Le moins que nous puissions dire, c’est que Rose de Launay, née Marguerite Cordier (de Launay puis Delaunay, nom de famille de sa mère) épouse de Staal, est une parfaite inconnue. Seuls quelques vieux historiens chenus savent que ce n’est pas un personnage de fiction, mais une de nos ancêtres qui, à leur place, ont participé, dans l’ombre, à l’histoire de France. C’est sa position privilégiée comme dame de compagnie auprès d’Anne-Louise, duchesse du Maine, qui lui a permis de sortir de l’anonymat le plus complet.
Rose est née en 1683 à Paris de parents obscurs. Elle ne connut pas son père, peintre français installé en Angleterre, qui décède alors qu’elle était toute petite, cependant elle eut une enfance choyée.
Sa mère, pour pouvoir survivre réside dans un couvent où la petite fille devint le centre d’intérêt de toute la communauté dominée par les dames de Grieux qui se chargèrent de son éducation, éducation marquée par des lectures pieuses, mais qui ne s’arrêtent pas qu’à cela. Avec son amie, Mademoiselle de Silly, elles discourent sur l’œuvre de Descartes. On est très loin de l’image de l’éducation de la femme soumise, éduquée pour servir son futur mari, son seigneur et maître, ne sachant que coudre et gérer la bonne marche de la maison. Adolescente, elle connait les premiers émois amoureux avec le frère de son amie.
Après bien des déconvenues quand elle s’aperçoit qu ‘elle n’est pas le centre du monde, elle finit par entrer comme femme de chambre dans la maison de la duchesse du Maine, l’épouse du fils légitimé de Louis XIV et de madame de Montespan. Sa culture, ses facilités à l’écrit, son don pour l’organisation des fêtes (les célèbres nuits de Sceaux), la font progresser dans la hiérarchie de la maison ducale. C’est elle qui fait la lecture à la Duchesse, qui écrit bien de ses lettres.

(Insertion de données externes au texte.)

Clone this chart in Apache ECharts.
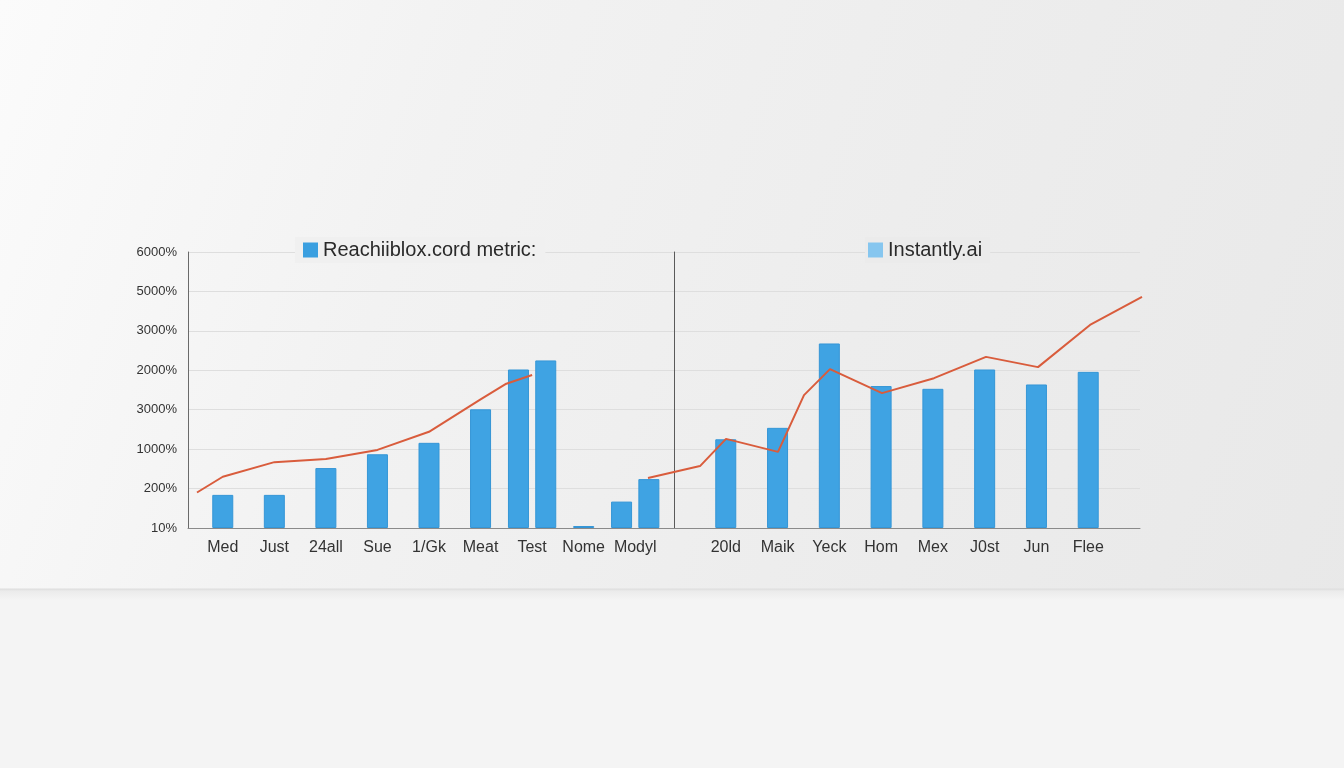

Quand Louis XIV décède, le Régent fait casser immédiatement le testament du monarque, et progressivement retire bien des privilèges aux enfants légitimés. La Duchesse se montre bien plus vindicative et acharnée que son mari pour défendre ses droits. Et c’est la conspiration dite de Cellamare contre le Régent, complot que l’on pourrait qualifier « d’opérette » tant le secret était connu de toute la Cour et le déroulement suivi quotidiennement par l’abbé Dubois, qui vaut l’arrestation de tous les protagonistes et l’enfermement à la Bastille, dont la demoiselle Delaunay.
Selon ses dires, elle n’était au courant de rien. Ce qui est certain, c’est qu’elle fait preuve d’une totale fidélité à sa maîtresse, ce qui lui valut d’être parmi les derniers conjurés libérés. En prison, elle tombe amoureuse d’un autre détenu, mais prend vite conscience que, derrière les mots enchanteurs, les sentiments étaient inexistants.
A sa sortie de prison, elle retourne auprès de la Duchesse du Maine et reprend auprès d’elle son travail. Elle retombe amoureuse, est courtisée par plus d’un homme, connait quelques moments de dépression et finit par se marier avec Monsieur de Staal, pour avoir une « situation stable ». Ses mémoires s’achève par l ‘éloge au duc de Maine à son décès en 1736.
Plus du tiers de ses Mémoires relate sa captivité à la Bastille, les intrigues qui s’y nouent, le quotidien d’une prisonnière qui même si elle ne fait pas partie du peuple n’a pas tous les avantages des élites de l’époque. Ceux qui critiquent les cellules VIP dans nos prisons actuelles feraient bien de lire Madame de Staal-Delaunay, pour s’apercevoir qu’elles sont vraiment très dures.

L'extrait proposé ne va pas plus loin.